2019 yılında 118 milyar dolar dış borç ödemek zorunda olan saray rejimi, bu parayı bulmak için her yola başvuracak. IMF’nin kapılarını arşınlaması bundandır. Çünkü gelinen yerde vurguncu sermayenin Türkiye’ye akması için dinci-faşist koalisyonun IMF ile anlaşması gerekiyor. Bu sıkışıklık zamanında İran’la ticari-mali ilişkilerin kesilmesi saray rejiminin açmazlarını daha da derinleştirecektir.
***
Linç güruhlarını CHP lideri Kemal Kılıçdaroğlu’na saldırtan dinci-faşist koalisyonun kaba zorbalık dışında bir dayanağı kalmamıştır. Emekçileri işsizliğe, yoksulluğa, sefalete mahkûm eden bu koalisyon, rant kaynaklarının bir kısmını yitirince histeri krizlerine girdi. Sarayın linç güruhlarını sokaklara salması, faşist partinin şefi Devlet Bahçeli’nin 1 Mayıs’ta kan dökme tehditleri savurması, histerinin derinleşme eğiliminde olduğuna işaret ediyor.
Her icraatıyla sermayeye ve emperyalistlere hizmet eden AKP-MHP koalisyonu, toplumsal meşruiyetini yitirmişken krizi nasıl yönetecek? İran’a yaptırımın da derinleştireceği krizi atlatabilmek için yapılan hazırlıklar, tüm yükün emekçilerin sırtına yıkılacağını gösteriyor. Misyonu sermayeye hizmet etmek olan bir rejimin başka bir yol izlemesi mümkün değil. Kıdem tazminatını fona devretmek için hazırlıkları hızlandıran bu rejimin aynı anda linç güruhlarını sokaklara salması, iki olay arasındaki bağlantıya işaret ediyor.
***
AKP-MHP koalisyonu, sıkışan dikta rejimlerin davranışlarını sergiliyor. Emekçileri sefalete itmek, riyakarlıkta sınır tanımamak, kaba zorbalığı “olağan” davranış haline getirmek, biat etmeyenleri tehditle korkutmak, “terörist-hain” ilan etmek vb… Bu davranışlar hem iktidarda kalma hem rant kaynaklarını elde tutma histerisinin vardığı boyutun ibret verici göstergeleridir.

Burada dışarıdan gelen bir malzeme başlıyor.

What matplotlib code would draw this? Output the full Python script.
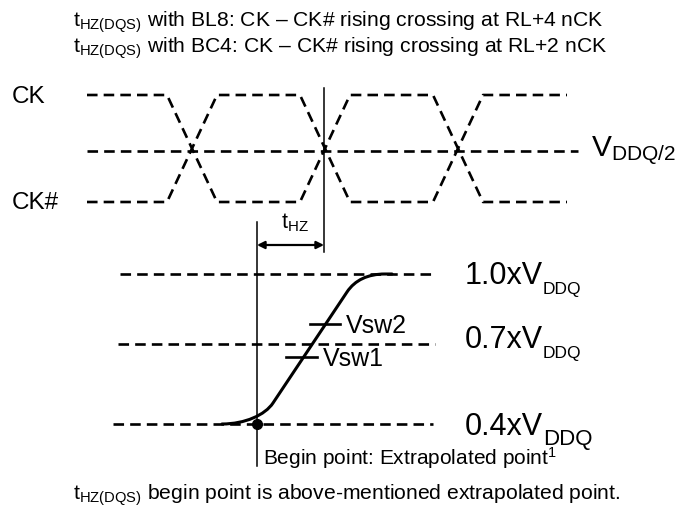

Rejimin icraatları, temsil ettiği asalak kapitalistlerin sınıf karakterine uygundur. Bu icraatların hedefinde öncelikle ilerici-devrimci güçler ile işçi sınıfı olsa da, tüm emekçileri, ayrımcılığa maruz kalan halkları, kadınları, gençleri hatta çocukları da vurmaktadır.
Saldırı dalgasını püskürtmek, giderek süreci tersine çevirmek için sömürüye, baskıya, ayrımcılığa maruz kalanların birleşik mücadelesinin örgütlenmesi gerekiyor. Bunun başarılabilmesi ise, ilerici ve devrimci güçler ile ilerici-öncü işçilerin önderlik rolünü oynamalarıyla mümkündür.